Ray's next head coaching experience officially begins Friday night when the Redhawks travel to Ohio to take on Dayton in their season opener.

He's tasked with taking a program that hasn't achieved sustained success since it moved to Division I and shaping it into to a program that competes for Ohio Valley Conference championships year in and year out, and as he said in his introductory press conference in April, there's no one more hungry than him to produce a winner.

"I know that he was wronged at Mississippi State," Lansing said. "I know given time -- he took over a mess there and he would've turned that thing around, but sometimes that happens in this profession. But he's as good a man and as hard working person and as good a guy as you ever wanted to be around, and he knows basketball."

It remains to be seen how much time it will take for Ray to bring in the types of players he wants to fit his system and lead the Redhawks past just respectability.

The situation he finds himself in now is not the mess he took over at MSU. He returns talented players from a program that reached the OVC tournament the last five years, and he's added his own recruits since he was hired in April.

His challenge is to take the Redhawks to the next level, a stage he never reached as a head coach.

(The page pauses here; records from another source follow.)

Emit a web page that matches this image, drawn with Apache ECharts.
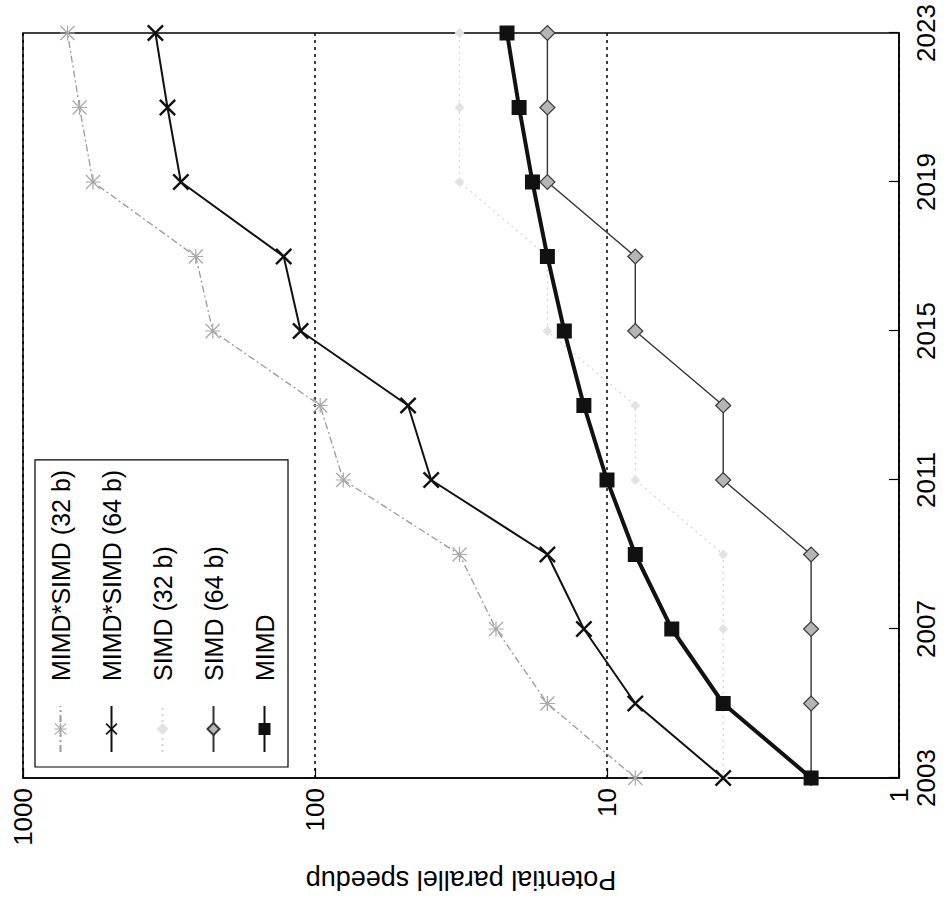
<!DOCTYPE html>
<html>
<head>
<meta charset="utf-8">
<title>Potential parallel speedup</title>
<script src="https://cdn.jsdelivr.net/npm/echarts@6/dist/echarts.min.js"></script>
<style>
  html, body { margin: 0; padding: 0; background: #fff; overflow: hidden; }
  body { width: 947px; height: 902px; position: relative; }
  /* the chart is drawn upright and then turned a quarter turn to the left, like the scan */
  #chart {
    position: absolute; left: 0; top: 0;
    width: 902px; height: 947px;
    transform-origin: 0 0;
    transform: translateY(902px) rotate(-90deg);
  }
</style>
</head>
<body>
<div id="chart"></div>
<script>
// data
var years = ['2003', '2005', '2007', '2009', '2011', '2013', '2015', '2017', '2019', '2021', '2023'];
var mimdSimd32 = [8, 16, 24, 32, 80, 96, 224, 256, 576, 640, 704];
var mimdSimd64 = [4, 8, 12, 16, 40, 48, 112, 128, 288, 320, 352];
var simd32 = [4, 4, 4, 4, 8, 8, 16, 16, 32, 32, 32];
var simd64 = [2, 2, 2, 2, 4, 4, 8, 8, 16, 16, 16];
var mimd = [2, 4, 6, 8, 10, 12, 14, 16, 18, 20, 22];
var names = ['MIMD*SIMD (32 b)', 'MIMD*SIMD (64 b)', 'SIMD (32 b)', 'SIMD (64 b)', 'MIMD'];

var font = '"Liberation Sans", Arial, Helvetica, sans-serif';

// marker shapes
var crossPath = 'path://M0,1L1,0L5,4L9,0L10,1L6,5L10,9L9,10L5,6L1,10L0,9L4,5Z';
var starPath = 'path://M4.6,0L5.4,0L5.4,10L4.6,10Z M0,4.6L10,4.6L10,5.4L0,5.4Z ' +
  'M0.6,0L10,9.4L9.4,10L0,0.6Z M9.4,0L10,0.6L0.6,10L0,9.4Z';

var chart = echarts.init(document.getElementById('chart'), null, { renderer: 'svg' });

var option = {
  animation: false,
  backgroundColor: '#fff',
  textStyle: { fontFamily: font, color: '#000' },
  grid: {
    left: 124, right: 33, top: 23, bottom: 48,
    show: true, borderColor: '#000', borderWidth: 1.5
  },
  legend: {
    data: names,
    orient: 'vertical',
    left: 135, top: 35,
    padding: [13, 10, 11, 14],
    itemWidth: 46, itemHeight: 15, itemGap: 26,
    backgroundColor: '#fff',
    borderColor: '#000', borderWidth: 1.2,
    textStyle: { fontSize: 25, fontFamily: font, color: '#000', padding: [0, 0, 0, 20] }
  },
  xAxis: {
    type: 'category',
    data: years,
    boundaryGap: false,
    axisLine: { show: true, lineStyle: { color: '#000', width: 1.5 } },
    axisTick: { show: true, inside: true, length: 10, interval: 1, lineStyle: { color: '#000', width: 1.2 } },
    axisLabel: { interval: 1, fontSize: 26, margin: 14, color: '#000', fontFamily: font },
    splitLine: { show: false }
  },
  yAxis: {
    type: 'log',
    logBase: 10,
    min: 1, max: 1000,
    name: 'Potential parallel speedup',
    nameLocation: 'middle',
    nameGap: 88,
    nameTextStyle: { fontSize: 27, color: '#000', fontFamily: font },
    axisLine: { show: true, lineStyle: { color: '#000', width: 1.5 } },
    axisTick: { show: true, inside: true, length: 10, lineStyle: { color: '#000', width: 1.2 } },
    axisLabel: {
      fontSize: 26, margin: 10, color: '#000', fontFamily: font,
      formatter: function (v) { return String(Math.round(v)); }
    },
    splitLine: { show: true, lineStyle: { type: [3, 4], color: '#000', width: 1.5 } }
  },
  series: [
    {
      name: names[0], type: 'line', data: mimdSimd32,
      symbol: starPath, symbolSize: 15, showAllSymbol: true, z: 2,
      lineStyle: { color: '#9a9a9a', width: 1.3, type: [7, 3, 2, 3] },
      itemStyle: { color: '#a8a8a8' },
      emphasis: { disabled: true }
    },
    {
      name: names[1], type: 'line', data: mimdSimd64,
      symbol: crossPath, symbolSize: 17, showAllSymbol: true, z: 3,
      lineStyle: { color: '#111', width: 2 },
      itemStyle: { color: '#111' },
      emphasis: { disabled: true }
    },
    {
      name: names[2], type: 'line', data: simd32,
      symbol: 'diamond', symbolSize: 10, showAllSymbol: true, z: 1,
      lineStyle: { color: '#d2d2d2', width: 1.2, type: [2, 4] },
      itemStyle: { color: '#e2e2e2' },
      emphasis: { disabled: true }
    },
    {
      name: names[3], type: 'line', data: simd64,
      symbol: 'diamond', symbolSize: 15, showAllSymbol: true, z: 4,
      lineStyle: { color: '#333', width: 1.4 },
      itemStyle: { color: '#b5b5b5', borderColor: '#3a3a3a', borderWidth: 1.2 },
      emphasis: { disabled: true }
    },
    {
      name: names[4], type: 'line', data: mimd,
      symbol: 'rect', symbolSize: 15, showAllSymbol: true, z: 5,
      lineStyle: { color: '#111', width: 4 },
      itemStyle: { color: '#111' },
      emphasis: { disabled: true }
    }
  ]
};

chart.setOption(option);
</script>
</body>
</html>
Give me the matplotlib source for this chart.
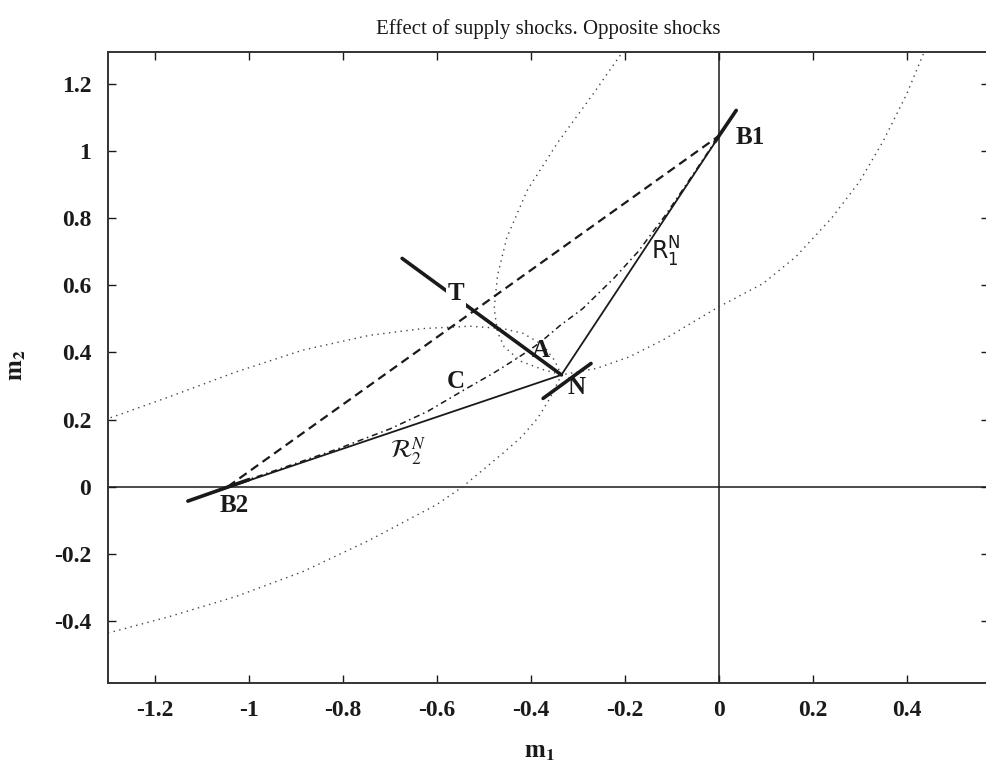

"I think Year 4 and 5 [at MSU] would've been great years for him there, and it was too bad that the administration didn't follow through with their original plan," Painter said. "Now for him to get this opportunity, it's great because head coaching jobs are hard to come by, and I think he'll do a really good job there. I think he was going to do a really good job at Mississippi State, so I think they got a steal there at SEMO."